There is still a feeling of independence in the area.
”For us, California doesn’t start till you get to Willits,” the CalTrans worker told me as we sat in gridlock on the road.
Then came the break: With the change of tides, the water was receding and, although the northbound lane of 101 was still underwater, the slightly higher southbound lane was passable, in convoy with a highway-patrol car in the lead.
First the southbound traffic came through and passed us. A few drivers gave the CalTrans worker a big thumbs up and a smile.
”On this side, when they’re freed up, they give us the thumb, when they’re stuck going nowhere, it’s a different finger. Then we’re nobody’s friend.”
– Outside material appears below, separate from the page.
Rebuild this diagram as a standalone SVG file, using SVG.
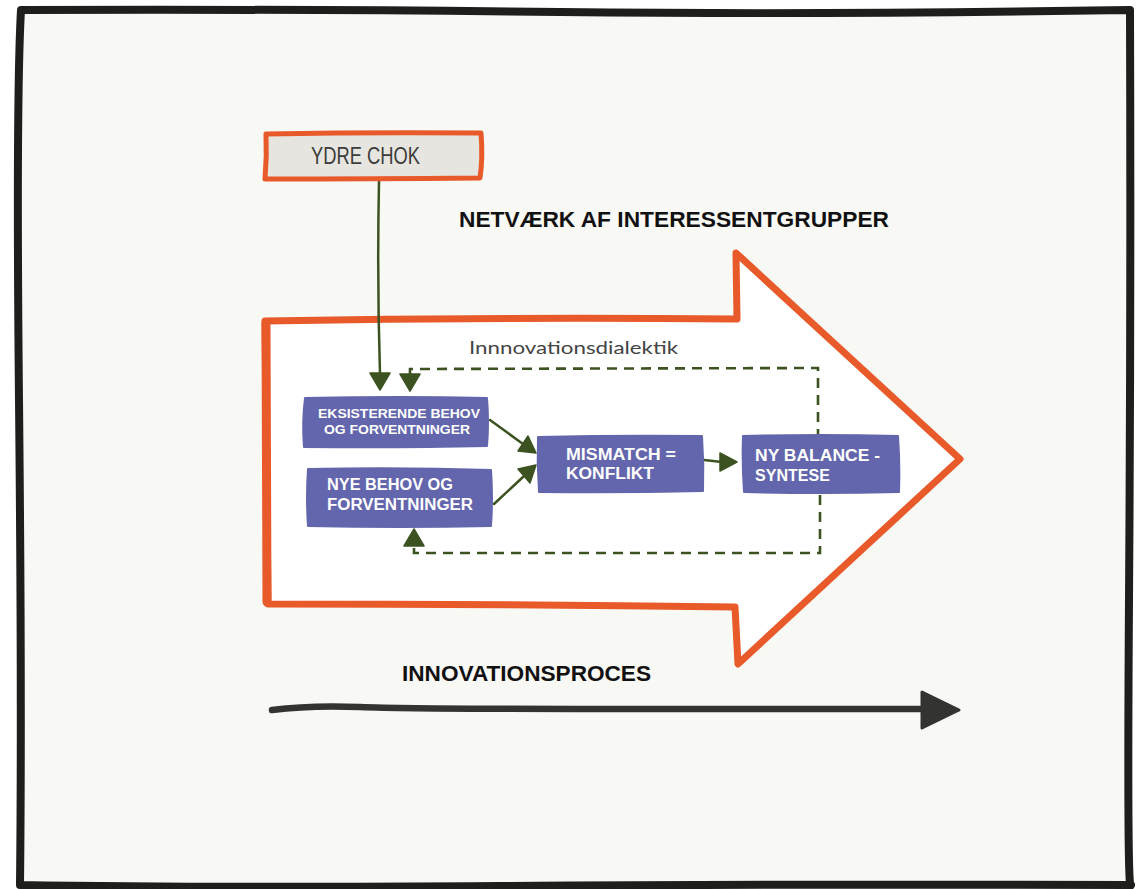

The fact is that the region has been staggered by near-record rainfall. In the 24-hour period before I drove up the highway in December, just under 5 inches of rain fell, just hundredths of an inch shy of the record. And 2 more inches had fallen this morning. Schools were closed, roads were underwater everywhere. Nearby Ferndale was partly evacuated. Power lines were out and communities were stockpiling sandbags.
Whole farms were lakes. I passed a herd of very worried cattle, which were mooing up a storm. The calves sounded frightened, up to their hocks in water.
So what could make me venture 140 miles up a road I knew to be closed? Why did I make the gamble?
Because of the Samoa Cookhouse.
Eureka is a logging town, and the last remaining logging-company cookhouse remains in business and open to the public on the spit of sand across Humboldt Bay from Eureka.
In the building originally constructed for workers of the Hammond Lumber Co. in 1906, and now owned by Louisiana Pacific, a concessionaire operates the cookhouse as a restaurant using the original kitchen and providing authentic menus.
In the four huge dining rooms, up to 300 people sit 10 at a table to eat family-style meals of multiple entrees.
For $10.95, I had soup and salad, followed by roast beef and fried pork-chop steaks, with baked potato, vegetables and homemade bread cut into inch-thick slices. Dessert was apple pie.
The menu varies from day to day. You don’t have a choice, you eat what they’re cooking, but you can’t complain.
”Second helpings can be had on anything in the place,” the waitress explains.
Few people could feel the need.
Perhaps the most popular meal is breakfast, which starts at 6 a.m., and consists of flapjacks, eggs, sausage, juice, bread and jam and coffee. The cookhouse is open seven days a week for all three meals and is worth braving the possibility of a 300-mile detour.